I had the rather surprising encounter with press censorship here in North Cyprus recently. We get two newspapers, The Cyprus Star, with headquarters in Turkey, and Cyprus Today which is published on this island.
When the protests erupted across Turkey recently, reading The Cyprus Star was like reading a press release from Turkish Prime Minister Erdogan’s office. It was surreal. The Cyprus Today edition covered events in Turkey in far more detail, and with an independent viewpoint.
It reminded me that press censorship exists in Turkey, however much Erdogan tries to present his nation as democratic, and Turkey has one of the highest rates of imprisonment of journalists in the world.
One of the reports in Cyprus Today read:
“At least several thousand people lived together for more than two weeks in Gezi Park in central Istanbul, trying to protect the old trees from being cut down and protesting against the government project of changing the whole area into a huge shopping mall.
Between police strikes they setup a well-organised commune with its own 5,000-volume library, online radio station, well-supplied kitchen and a medical point where volunteer doctors treated patients for free.

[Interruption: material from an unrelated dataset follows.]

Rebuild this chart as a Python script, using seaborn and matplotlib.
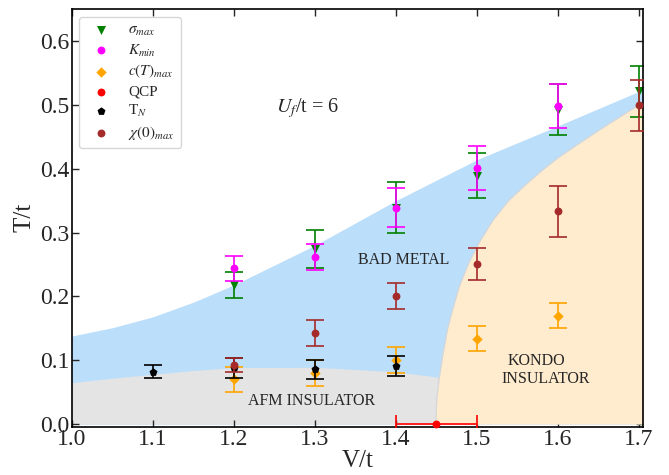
import numpy as np
import pandas as pd
import matplotlib
matplotlib.use("Agg")
import matplotlib.pyplot as plt
import seaborn as sns

# ---------------- data ----------------
sigma_V = [1.2, 1.3, 1.4, 1.5, 1.6, 1.7]
sigma_T = [0.218, 0.274, 0.339, 0.389, 0.492, 0.521]
sigma_err = [0.02, 0.03, 0.04, 0.035, 0.04, 0.04]

kmin_V = [1.2, 1.3, 1.4, 1.5, 1.6]
kmin_T = [0.244, 0.262, 0.339, 0.401, 0.498]
kmin_err = [0.02, 0.02, 0.03, 0.035, 0.035]

cT_V = [1.2, 1.3, 1.4, 1.5, 1.6]
cT_T = [0.070, 0.080, 0.100, 0.134, 0.170]
cT_err = [0.02, 0.02, 0.02, 0.02, 0.02]

qcp_V = [1.45]
qcp_T = [0.0]
qcp_xerr = [0.05]

TN_V = [1.1, 1.2, 1.3, 1.4]
TN_T = [0.082, 0.088, 0.086, 0.091]
TN_err = [0.01, 0.015, 0.015, 0.015]

chi_V = [1.2, 1.3, 1.4, 1.5, 1.6, 1.7]
chi_T = [0.092, 0.143, 0.201, 0.250, 0.333, 0.499]
chi_err = [0.011, 0.02, 0.02, 0.025, 0.04, 0.04]

# phase boundaries
metal_V = [0.99, 1.0, 1.05, 1.1, 1.15, 1.2, 1.3, 1.4, 1.5, 1.6, 1.7, 1.71]
metal_T = [0.136, 0.138, 0.151, 0.168, 0.191, 0.218, 0.280, 0.350, 0.414, 0.467, 0.521, 0.526]

afm_V = [0.99, 1.0, 1.05, 1.1, 1.15, 1.2, 1.3, 1.4, 1.455, 1.46]
afm_T = [0.064, 0.065, 0.072, 0.078, 0.084, 0.0885, 0.089, 0.082, 0.073, 0.0]

kondo_T = [0.0, 0.04, 0.075, 0.11, 0.148, 0.18, 0.215, 0.253, 0.285, 0.32, 0.35,
           0.375, 0.397, 0.417, 0.443, 0.468, 0.488, 0.50, 0.508]
kondo_V = [1.449, 1.4505, 1.4537, 1.458, 1.4635, 1.470, 1.478, 1.49, 1.503, 1.52, 1.539,
           1.56, 1.58, 1.60, 1.63, 1.66, 1.685, 1.70, 1.71]

# ---------------- style ----------------
sns.set_style("ticks")
plt.rcParams['font.family'] = ['Liberation Serif', 'DejaVu Serif']
plt.rcParams['mathtext.fontset'] = 'stix'

fig = plt.figure(figsize=(6.69, 4.75), dpi=100)
ax = fig.add_axes([0.1076, 0.1017, 0.8535, 0.8794])

# regions
ax.fill_between(metal_V, 0, metal_T, color='#bbdefb', lw=0, zorder=0)
ax.fill_between(afm_V, 0, afm_T, color='#e4e4e4', lw=0, zorder=0.5)
ax.fill_betweenx(kondo_T, kondo_V, 1.72, color='#ffebcd', lw=0, zorder=0.6)
ax.plot(kondo_V, kondo_T, color='#d6d6d6', lw=0.8, zorder=0.7)

cap = 6.5
series = [
    (sigma_V, sigma_T, sigma_err, None, 'v', 'green', r'$\sigma_{max}$'),
    (kmin_V, kmin_T, kmin_err, None, 'o', 'magenta', r'$K_{min}$'),
    (cT_V, cT_T, cT_err, None, 'D', 'orange', r'$c(T)_{max}$'),
    (qcp_V, qcp_T, None, qcp_xerr, 'o', 'red', 'QCP'),
    (TN_V, TN_T, TN_err, None, 'p', 'black', r'T$_N$'),
    (chi_V, chi_T, chi_err, None, 'o', 'brown', r'$\chi(0)_{max}$'),
]
sizes = {'v': 42, 'o': 32, 'D': 28, 'p': 36}
for i, (V, T, yerr, xerr, mk, col, lab) in enumerate(series):
    ax.errorbar(V, T, yerr=yerr, xerr=xerr, fmt='none', ecolor=col,
                elinewidth=1.2, capsize=cap, capthick=1.2, zorder=2 + i)
    df = pd.DataFrame({'V': V, 'T': T})
    sns.scatterplot(data=df, x='V', y='T', marker=mk, color=col, s=sizes[mk],
                    linewidth=0, label=lab, ax=ax, zorder=2.5 + i, clip_on=False)

ax.text(1.291, 0.495, r'$U_f$/t = 6', fontsize=14.5, ha='center', va='center')
ax.text(1.409, 0.257, 'BAD METAL', fontsize=11.5, ha='center', va='center')
ax.text(1.296, 0.0366, 'AFM INSULATOR', fontsize=11.5, ha='center', va='center')
ax.text(1.573, 0.099, 'KONDO', fontsize=11.5, ha='center', va='center')
ax.text(1.585, 0.070, 'INSULATOR', fontsize=11.5, ha='center', va='center')

ax.set_xlim(1.0, 1.705)
ax.set_ylim(-0.004, 0.65)
ax.set_xticks(np.arange(1.0, 1.71, 0.1))
ax.set_yticks(np.arange(0.0, 0.61, 0.1))
ax.set_xticklabels([f"{v:.1f}" for v in np.arange(1.0, 1.71, 0.1)])
ax.set_yticklabels([f"{v:.1f}" for v in np.arange(0.0, 0.61, 0.1)])
ax.tick_params(direction='in', top=True, right=True, labelsize=17, length=5, width=1, pad=2)
for s in ax.spines.values():
    s.set_linewidth(1.2)
    s.set_color('black')
ax.set_xlabel('V/t', fontsize=18, labelpad=0)
ax.set_ylabel('T/t', fontsize=18, labelpad=3)

leg = ax.legend(loc='upper left', bbox_to_anchor=(0.0128, 0.981), borderaxespad=0,
                fontsize=11, frameon=True, labelspacing=0.3)
leg.get_frame().set_edgecolor('#cccccc')

fig.savefig('out.png', dpi=100)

Thousands of Istanbulians kept on visiting the park daily, many bringing with them food, blankets, medical supplies and many other items needed by protestors to survive in the park.
There were older women, called “aunties” by protesters, helping out in the kitchen which, at its peak, would prepare meals for tens of thousands of people; volunteer street cleaners who in the professional lives were academics; and lots of students sitting in front of their tents, studying for forthcoming exams.
There were Kurds, Kemalists, Alevis, Black Sea Turks, feminists, and gay and transgender people, all together in the park. They practised yoga, danced and sang, painted, created impromptu street theatre performances, gave lectures and took part in discussions…”
Another person who’d been at the Gezi park protest said:
“…..The solidarity was incredible. Never in my life have I seen such caring and supportive gestures among complete strangers. This gives [me] hope that another world is possible”.
I thought I’d reprint this here because media restrictions in Turkey are so strict, even though Erdogan is unable to control social media, much to his annoyance and anger, a sign of a real control freak.
If you are able, please circulate this information so that people in Turkey who want respect, the right of free speech, the right of assembly and separation of public from private life can get their voice heard as widely as possible.